One serious violation involves fall hazards when workers ascend the upper-platform work area in two separate plant locations, according to OSHA. The company failed to provide fixed stairs to reach the work areas. An OSHA violation is serious if death or serious physical harm could result from a hazard an employer knew or should have known existed.
The citations against Tyson can be viewed at http://www.osha.gov/ooc/citations/TysonFoodsInc_913161_1213_13.pdf
Tyson Foods issued a statement through spokesman Worth Sparkman in response to the OSHA investigation.
“Workplace safety is very important to everyone at our company,” the e-mail statement said. “We expect our employees to perform to the highest safety and health standards across Tyson Foods operations at all times. Our efforts include safety policies and training, and the involvement of workers in our safety committees. We’re reviewing the citations and will work cooperatively with OSHA to resolve these concerns.”

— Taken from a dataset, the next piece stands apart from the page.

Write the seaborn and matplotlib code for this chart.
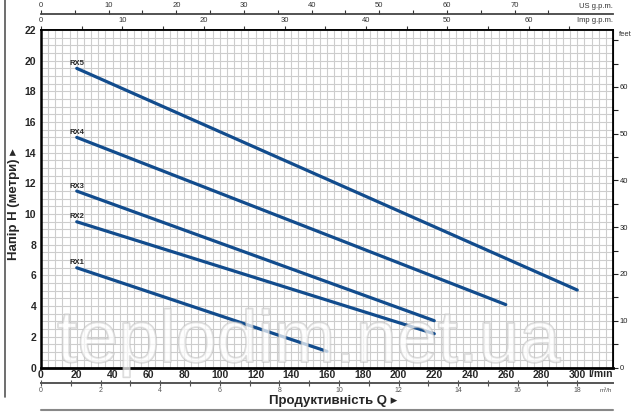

Tyson has been placed in OSHA’s Severe Violator Enforcement Program, which mandates targeted follow-up inspections to ensure compliance with the law. The program focuses on employers that endanger workers by committing willful, repeat or failure-to-abate violations. Under the program, OSHA may inspect any of the employer’s facilities if it has reasonable grounds to believe there are similar violations.
Tyson’s Hutchinson plant has been inspected by OSHA five times in the past 10 years, resulting in seven violations.